Die Kinder bleiben alle unterschiedlich lange in der Klasse, von wenigen Tagen bis zu den 140 Tagen bis zum Asylentscheid. Oftmals erfährt Murielle Scherrer erst am Vorabend, ob wieder ein Kind die Klasse verlässt und ein neues Kind von der Warteliste zur Klasse dazu stösst. Der Schulunterricht ist für die Kinder nur eine Zwischenlösung bis zur Einschulung in einer Gemeinde oder bis zu dem Zeitpunkt, wo sie bei negativem Asylentscheid die Schweiz wieder verlassen müssen. Murielle Scherrer beginnt den Tag mit ihren Kindern im Sitzkreis und mit Gesang. «Als Erstes kontrolliere ich, wer noch da ist und wer zum ersten Mal dabei ist. Der Sitzkreis ist unser Zentrum, wo wir uns begrüssen, begegnen und verabschieden.»
Nur der Augenblick zählt
Bei allen Unterschieden zur Regelschule sind die pädagogischen Anforderungen ähnlich. Das ständige Kommen und Gehen macht das Unterrichten aber nicht einfacher. Murielle Scherrer verliert darüber nicht zu viele Worte. Das ist in dieser Schule unvermeidbar und gehört zum Alltag. «Ich versuche diesem Aspekt, so gut es geht, gerecht zu werden. Wichtig ist es, dass die Kinder sich wohl und akzeptiert fühlen. Für manche ist es die erste Schulerfahrung in ihrem Leben», erzählt Murielle Scherrer.

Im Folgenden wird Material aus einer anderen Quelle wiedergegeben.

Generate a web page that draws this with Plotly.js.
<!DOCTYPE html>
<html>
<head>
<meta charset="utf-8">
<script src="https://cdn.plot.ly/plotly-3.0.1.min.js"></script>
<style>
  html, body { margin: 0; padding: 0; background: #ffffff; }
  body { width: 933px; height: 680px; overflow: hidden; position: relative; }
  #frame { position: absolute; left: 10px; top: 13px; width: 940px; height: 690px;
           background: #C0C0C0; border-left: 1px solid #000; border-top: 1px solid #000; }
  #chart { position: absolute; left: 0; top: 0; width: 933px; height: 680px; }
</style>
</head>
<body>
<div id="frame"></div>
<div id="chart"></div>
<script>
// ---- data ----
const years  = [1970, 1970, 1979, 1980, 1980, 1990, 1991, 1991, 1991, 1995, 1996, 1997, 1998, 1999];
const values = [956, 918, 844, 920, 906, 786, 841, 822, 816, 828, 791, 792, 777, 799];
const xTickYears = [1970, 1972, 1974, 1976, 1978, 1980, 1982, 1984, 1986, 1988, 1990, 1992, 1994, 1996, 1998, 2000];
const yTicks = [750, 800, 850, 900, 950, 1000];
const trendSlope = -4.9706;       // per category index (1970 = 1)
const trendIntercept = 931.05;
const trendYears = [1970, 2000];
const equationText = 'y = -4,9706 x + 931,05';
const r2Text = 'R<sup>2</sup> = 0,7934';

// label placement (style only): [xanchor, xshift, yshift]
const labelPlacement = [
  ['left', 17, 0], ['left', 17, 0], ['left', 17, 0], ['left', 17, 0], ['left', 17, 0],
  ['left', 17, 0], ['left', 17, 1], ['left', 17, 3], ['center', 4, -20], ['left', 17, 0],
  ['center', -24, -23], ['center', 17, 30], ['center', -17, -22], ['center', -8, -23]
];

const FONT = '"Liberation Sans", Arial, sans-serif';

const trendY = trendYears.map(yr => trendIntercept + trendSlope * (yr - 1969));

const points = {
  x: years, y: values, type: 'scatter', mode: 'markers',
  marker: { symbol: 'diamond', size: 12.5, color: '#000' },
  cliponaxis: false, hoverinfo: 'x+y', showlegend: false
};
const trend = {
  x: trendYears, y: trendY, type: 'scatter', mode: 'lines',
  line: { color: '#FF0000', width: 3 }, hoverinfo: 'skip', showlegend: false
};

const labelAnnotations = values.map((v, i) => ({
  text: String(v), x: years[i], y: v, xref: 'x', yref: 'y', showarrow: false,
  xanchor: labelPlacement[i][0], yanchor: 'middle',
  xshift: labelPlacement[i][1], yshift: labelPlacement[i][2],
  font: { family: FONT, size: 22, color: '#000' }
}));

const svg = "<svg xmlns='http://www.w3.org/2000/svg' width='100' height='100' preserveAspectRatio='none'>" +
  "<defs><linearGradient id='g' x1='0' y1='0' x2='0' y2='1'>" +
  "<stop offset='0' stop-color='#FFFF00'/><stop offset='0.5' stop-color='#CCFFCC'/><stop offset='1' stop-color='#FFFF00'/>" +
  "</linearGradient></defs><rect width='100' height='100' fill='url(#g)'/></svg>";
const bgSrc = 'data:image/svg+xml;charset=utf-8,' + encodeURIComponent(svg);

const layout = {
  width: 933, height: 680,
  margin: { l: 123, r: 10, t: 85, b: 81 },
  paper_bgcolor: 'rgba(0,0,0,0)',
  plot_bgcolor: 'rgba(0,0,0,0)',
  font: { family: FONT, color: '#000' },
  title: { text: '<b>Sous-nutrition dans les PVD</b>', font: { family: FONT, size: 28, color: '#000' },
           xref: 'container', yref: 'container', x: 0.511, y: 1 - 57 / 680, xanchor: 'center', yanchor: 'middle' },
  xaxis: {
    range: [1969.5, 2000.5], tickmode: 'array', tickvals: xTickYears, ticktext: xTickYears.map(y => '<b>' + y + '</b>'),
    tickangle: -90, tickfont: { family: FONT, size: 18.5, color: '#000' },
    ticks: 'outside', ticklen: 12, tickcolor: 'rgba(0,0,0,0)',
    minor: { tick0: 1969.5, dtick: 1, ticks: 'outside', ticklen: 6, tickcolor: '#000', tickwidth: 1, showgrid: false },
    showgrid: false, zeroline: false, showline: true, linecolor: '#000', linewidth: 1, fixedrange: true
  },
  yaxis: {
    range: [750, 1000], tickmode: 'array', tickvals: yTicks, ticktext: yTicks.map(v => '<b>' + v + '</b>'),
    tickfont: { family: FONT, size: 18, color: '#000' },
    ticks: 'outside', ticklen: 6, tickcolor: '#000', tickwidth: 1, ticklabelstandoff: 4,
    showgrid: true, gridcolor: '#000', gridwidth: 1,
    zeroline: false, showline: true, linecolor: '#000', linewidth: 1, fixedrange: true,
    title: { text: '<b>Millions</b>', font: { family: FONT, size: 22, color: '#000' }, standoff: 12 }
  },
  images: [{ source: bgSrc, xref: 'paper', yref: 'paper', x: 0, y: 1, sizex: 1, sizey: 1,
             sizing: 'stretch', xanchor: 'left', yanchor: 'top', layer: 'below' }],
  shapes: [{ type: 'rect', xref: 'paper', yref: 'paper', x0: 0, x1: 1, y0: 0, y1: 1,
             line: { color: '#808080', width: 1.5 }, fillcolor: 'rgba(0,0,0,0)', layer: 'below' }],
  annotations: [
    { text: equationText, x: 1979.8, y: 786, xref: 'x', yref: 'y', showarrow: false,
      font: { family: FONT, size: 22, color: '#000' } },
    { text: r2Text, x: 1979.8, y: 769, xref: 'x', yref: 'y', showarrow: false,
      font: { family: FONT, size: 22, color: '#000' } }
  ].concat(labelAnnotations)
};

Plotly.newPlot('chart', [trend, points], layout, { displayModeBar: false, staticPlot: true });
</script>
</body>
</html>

So weit wie möglich sollen sie auch schon erste Deutschkenntnisse erwerben. An dieser Schule neben dem Stacheldrahtzaun des Gefängnisses Bässlergut zählt vor allem der Augenblick. «Wenn wir beispielsweise etwas pflanzen, erlebt oftmals nur ein Teil der Kinder tatsächlich, wie aus dem Samen eine Pflanze wird oder aus der Raupe ein Schmetterling. Trotz allem bemühe ich mich, eine minimale Kontinuität zu gewährleisten und Themen längerfristig zu behandeln. Die Bastelarbeiten plane ich so, dass die Kinder ihre Produkte und Arbeiten fertigstellen und mitnehmen können.» Trotz der begrenzten Aufenthaltsdauer sind diese Schulerfahrungen für die Kinder enorm wertvoll.
Vielfalt und Autonomie
«Das Schönste in diesem Klassenzimmer ist die Vielfalt», bemerkt Murielle Scherrer. Genauso vielfältig sind auch ihre Unterrichts- und Kommunikationsmethoden. Ihre Worte begleitet sie meistens mit Bildern und Piktogrammen, damit sie möglichst gut verständlich sind.

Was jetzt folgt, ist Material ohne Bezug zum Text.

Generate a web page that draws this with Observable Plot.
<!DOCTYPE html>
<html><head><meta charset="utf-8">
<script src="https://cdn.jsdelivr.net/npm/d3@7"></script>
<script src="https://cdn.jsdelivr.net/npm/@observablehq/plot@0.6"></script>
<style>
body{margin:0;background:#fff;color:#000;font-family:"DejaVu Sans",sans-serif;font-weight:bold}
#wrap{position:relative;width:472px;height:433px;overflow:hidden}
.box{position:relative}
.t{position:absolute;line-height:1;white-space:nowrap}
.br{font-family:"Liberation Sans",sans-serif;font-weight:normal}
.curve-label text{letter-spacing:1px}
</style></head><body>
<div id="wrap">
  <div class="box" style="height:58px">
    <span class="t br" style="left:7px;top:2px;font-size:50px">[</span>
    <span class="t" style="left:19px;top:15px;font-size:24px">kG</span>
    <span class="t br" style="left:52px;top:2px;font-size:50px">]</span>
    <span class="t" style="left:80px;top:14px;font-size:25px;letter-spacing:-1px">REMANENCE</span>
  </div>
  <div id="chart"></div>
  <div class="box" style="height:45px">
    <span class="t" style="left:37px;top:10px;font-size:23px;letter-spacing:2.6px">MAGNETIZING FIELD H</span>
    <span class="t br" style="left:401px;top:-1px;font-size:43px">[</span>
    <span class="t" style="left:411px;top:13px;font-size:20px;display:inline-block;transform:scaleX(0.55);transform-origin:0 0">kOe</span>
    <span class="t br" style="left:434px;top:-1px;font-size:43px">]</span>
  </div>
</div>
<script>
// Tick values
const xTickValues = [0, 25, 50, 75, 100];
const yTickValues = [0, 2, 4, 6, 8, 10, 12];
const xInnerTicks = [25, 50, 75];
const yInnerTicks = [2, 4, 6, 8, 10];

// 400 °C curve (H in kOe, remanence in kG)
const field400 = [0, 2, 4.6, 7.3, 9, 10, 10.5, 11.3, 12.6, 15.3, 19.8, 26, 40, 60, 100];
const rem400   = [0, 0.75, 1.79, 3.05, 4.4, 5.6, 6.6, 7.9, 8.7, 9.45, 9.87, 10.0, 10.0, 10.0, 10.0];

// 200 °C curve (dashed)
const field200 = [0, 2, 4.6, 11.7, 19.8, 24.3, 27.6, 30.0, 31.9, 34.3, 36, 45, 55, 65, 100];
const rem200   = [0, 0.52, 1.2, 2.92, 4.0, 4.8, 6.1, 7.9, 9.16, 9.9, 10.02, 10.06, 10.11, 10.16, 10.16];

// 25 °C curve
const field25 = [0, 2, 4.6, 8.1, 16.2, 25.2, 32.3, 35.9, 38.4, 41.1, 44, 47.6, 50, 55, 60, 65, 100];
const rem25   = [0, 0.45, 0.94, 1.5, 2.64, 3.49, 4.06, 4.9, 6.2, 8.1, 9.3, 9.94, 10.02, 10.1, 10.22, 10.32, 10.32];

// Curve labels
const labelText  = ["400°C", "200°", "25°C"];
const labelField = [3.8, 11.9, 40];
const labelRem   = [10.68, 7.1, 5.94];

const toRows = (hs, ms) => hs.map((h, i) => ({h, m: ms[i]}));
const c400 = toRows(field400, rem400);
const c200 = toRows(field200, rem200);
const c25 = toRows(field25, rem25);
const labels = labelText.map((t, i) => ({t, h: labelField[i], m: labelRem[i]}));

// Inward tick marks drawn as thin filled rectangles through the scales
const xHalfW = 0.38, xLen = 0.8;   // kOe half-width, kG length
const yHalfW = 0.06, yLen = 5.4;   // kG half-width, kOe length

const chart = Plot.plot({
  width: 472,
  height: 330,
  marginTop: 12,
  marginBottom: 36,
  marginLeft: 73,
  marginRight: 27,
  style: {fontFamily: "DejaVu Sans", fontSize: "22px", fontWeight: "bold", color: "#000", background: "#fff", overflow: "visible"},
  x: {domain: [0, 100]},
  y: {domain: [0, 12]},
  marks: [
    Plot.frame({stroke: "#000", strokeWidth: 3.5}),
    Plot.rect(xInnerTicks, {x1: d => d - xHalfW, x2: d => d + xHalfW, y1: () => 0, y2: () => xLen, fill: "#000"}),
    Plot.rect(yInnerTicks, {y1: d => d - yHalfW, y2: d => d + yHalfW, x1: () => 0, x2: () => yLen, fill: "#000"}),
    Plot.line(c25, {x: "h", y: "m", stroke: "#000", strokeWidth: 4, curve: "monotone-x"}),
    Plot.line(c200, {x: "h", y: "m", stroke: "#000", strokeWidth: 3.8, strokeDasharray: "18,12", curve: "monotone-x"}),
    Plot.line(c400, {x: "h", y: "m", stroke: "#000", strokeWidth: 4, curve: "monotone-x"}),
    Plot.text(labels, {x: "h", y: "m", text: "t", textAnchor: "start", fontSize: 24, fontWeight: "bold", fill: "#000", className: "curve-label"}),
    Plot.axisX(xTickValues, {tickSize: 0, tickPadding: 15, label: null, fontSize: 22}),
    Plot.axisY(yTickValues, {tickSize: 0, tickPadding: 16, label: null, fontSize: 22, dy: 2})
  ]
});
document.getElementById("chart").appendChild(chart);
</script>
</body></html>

Für Abwechslung sorgt zudem der Unterricht ausserhalb des Klassenzimmers. «Die Wälder der Langen Erlen sind unser zweites Klassenzimmer.» Einmal pro Woche unterstützt ein Naturpädagoge Murielle Scherrer und bringt den Kindern die Vielfalt und Geheimnisse der Flora und Fauna der Wälder näher. «Manchmal machen wir Feuer und kochen. Holunderblüten im Teig frittiert stehen demnächst auf dem Menüplan.» Diese Ausflüge geniessen die Kinder sehr.

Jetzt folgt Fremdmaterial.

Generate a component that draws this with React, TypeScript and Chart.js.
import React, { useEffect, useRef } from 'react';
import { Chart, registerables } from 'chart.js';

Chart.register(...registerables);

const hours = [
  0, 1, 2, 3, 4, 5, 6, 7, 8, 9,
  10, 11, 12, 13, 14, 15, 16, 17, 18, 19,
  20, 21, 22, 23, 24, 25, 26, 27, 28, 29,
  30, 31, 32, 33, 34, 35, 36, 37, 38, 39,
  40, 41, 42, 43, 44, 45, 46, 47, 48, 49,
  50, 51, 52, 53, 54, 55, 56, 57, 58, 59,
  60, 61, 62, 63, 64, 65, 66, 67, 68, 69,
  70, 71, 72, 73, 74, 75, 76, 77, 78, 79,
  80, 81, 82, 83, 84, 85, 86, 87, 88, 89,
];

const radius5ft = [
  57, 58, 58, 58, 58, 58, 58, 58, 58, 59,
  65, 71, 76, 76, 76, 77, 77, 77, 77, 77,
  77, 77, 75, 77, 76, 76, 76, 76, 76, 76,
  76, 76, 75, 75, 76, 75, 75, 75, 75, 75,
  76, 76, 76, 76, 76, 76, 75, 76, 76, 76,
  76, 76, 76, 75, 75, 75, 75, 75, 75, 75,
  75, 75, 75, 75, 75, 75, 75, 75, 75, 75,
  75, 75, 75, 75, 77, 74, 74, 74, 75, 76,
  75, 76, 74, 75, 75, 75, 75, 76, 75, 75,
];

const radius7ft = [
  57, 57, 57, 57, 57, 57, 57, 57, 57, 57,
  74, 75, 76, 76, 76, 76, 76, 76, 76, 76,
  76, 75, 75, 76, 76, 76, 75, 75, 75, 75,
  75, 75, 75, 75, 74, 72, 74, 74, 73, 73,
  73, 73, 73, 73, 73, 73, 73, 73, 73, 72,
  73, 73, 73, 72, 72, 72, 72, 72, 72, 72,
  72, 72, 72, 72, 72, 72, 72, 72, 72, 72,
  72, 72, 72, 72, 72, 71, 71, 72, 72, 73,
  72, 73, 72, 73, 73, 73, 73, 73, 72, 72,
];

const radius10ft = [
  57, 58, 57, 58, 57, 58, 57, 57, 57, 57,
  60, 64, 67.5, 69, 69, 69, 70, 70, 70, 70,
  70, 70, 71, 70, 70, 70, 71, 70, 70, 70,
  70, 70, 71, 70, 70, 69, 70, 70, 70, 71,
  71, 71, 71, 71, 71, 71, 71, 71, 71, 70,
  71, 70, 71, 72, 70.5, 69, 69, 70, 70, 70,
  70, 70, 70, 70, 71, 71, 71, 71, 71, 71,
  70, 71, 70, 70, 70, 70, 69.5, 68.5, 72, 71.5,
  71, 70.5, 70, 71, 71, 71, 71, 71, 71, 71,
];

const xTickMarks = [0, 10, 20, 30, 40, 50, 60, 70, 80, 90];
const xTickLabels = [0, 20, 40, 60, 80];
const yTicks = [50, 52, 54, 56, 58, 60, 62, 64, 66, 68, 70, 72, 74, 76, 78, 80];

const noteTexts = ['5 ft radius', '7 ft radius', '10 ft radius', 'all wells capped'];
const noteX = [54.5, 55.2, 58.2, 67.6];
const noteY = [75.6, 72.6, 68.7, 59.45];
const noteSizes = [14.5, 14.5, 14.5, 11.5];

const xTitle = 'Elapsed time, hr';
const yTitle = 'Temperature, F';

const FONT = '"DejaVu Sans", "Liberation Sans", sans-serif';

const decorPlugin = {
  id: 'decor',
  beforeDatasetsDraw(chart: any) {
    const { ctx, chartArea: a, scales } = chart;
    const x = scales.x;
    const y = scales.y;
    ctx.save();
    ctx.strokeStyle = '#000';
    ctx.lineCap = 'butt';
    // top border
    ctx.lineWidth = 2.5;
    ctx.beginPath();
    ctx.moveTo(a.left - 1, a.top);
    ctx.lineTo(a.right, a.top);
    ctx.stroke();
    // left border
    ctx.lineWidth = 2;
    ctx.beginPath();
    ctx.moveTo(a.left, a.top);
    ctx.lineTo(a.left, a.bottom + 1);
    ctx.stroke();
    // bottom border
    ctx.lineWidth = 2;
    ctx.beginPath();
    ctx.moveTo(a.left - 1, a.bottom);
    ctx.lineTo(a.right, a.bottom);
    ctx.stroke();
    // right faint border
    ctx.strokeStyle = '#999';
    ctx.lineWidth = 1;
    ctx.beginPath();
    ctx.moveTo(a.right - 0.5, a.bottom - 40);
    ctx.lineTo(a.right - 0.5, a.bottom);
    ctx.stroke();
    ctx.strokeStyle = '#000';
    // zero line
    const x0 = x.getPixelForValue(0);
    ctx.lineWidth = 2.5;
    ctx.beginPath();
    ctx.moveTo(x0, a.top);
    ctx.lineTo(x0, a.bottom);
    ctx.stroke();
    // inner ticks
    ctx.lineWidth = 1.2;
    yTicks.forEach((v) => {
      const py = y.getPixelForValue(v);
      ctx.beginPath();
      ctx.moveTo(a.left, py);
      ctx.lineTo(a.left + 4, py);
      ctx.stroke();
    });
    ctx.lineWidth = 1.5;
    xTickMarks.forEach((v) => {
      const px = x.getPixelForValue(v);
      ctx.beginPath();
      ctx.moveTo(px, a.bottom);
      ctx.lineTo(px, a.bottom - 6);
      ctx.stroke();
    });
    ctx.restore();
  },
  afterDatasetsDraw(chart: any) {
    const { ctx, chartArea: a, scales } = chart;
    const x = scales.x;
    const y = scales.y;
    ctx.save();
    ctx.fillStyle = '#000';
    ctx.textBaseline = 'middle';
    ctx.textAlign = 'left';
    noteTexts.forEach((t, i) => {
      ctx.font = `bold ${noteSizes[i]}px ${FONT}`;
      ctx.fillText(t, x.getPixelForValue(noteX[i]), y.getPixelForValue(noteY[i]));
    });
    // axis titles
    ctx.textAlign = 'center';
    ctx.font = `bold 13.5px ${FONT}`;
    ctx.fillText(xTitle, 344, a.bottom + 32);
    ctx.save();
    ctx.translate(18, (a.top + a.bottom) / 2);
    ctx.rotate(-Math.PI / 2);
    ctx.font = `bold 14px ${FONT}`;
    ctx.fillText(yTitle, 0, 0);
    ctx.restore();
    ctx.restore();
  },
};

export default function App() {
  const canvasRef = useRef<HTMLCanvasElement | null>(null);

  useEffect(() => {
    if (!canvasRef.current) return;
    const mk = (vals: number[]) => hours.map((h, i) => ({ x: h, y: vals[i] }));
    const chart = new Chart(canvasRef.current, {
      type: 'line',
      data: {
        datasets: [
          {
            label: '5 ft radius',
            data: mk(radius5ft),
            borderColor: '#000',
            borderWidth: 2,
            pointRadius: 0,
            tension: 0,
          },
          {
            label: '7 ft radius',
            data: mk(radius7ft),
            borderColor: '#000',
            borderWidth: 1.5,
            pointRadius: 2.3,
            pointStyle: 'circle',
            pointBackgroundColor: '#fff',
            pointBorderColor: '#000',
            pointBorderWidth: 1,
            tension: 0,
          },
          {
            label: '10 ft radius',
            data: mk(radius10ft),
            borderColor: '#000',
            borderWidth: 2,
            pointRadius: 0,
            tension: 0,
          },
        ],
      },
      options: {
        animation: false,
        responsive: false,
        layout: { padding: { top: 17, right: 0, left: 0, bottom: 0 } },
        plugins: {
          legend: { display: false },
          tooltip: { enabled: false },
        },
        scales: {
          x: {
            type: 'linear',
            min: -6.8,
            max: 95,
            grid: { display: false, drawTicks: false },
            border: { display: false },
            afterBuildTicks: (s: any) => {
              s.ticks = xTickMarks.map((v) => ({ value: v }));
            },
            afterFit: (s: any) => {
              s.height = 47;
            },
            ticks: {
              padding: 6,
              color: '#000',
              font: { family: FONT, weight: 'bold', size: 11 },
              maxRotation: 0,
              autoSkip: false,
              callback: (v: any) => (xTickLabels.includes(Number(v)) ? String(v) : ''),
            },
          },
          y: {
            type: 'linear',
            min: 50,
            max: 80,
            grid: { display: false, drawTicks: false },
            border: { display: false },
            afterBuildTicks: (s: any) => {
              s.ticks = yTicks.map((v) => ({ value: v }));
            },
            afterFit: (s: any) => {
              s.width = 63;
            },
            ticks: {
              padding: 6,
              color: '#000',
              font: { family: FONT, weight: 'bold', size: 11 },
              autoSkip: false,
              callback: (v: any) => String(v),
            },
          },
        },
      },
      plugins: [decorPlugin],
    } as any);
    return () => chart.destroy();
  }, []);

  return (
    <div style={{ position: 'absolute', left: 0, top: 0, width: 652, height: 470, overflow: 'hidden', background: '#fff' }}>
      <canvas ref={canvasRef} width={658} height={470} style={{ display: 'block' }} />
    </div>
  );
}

Die Elternarbeit entfällt an dieser Schule weitgehend. Lernberichte müssen keine geschrieben und besprochen werden. «Dank dieser Entlastung habe ich mehr Zeit für die Kinder. Die Schule ist sehr klein und autonom. Neue Ideen können hier sehr schnell umgesetzt werden. Das ist fantastisch!»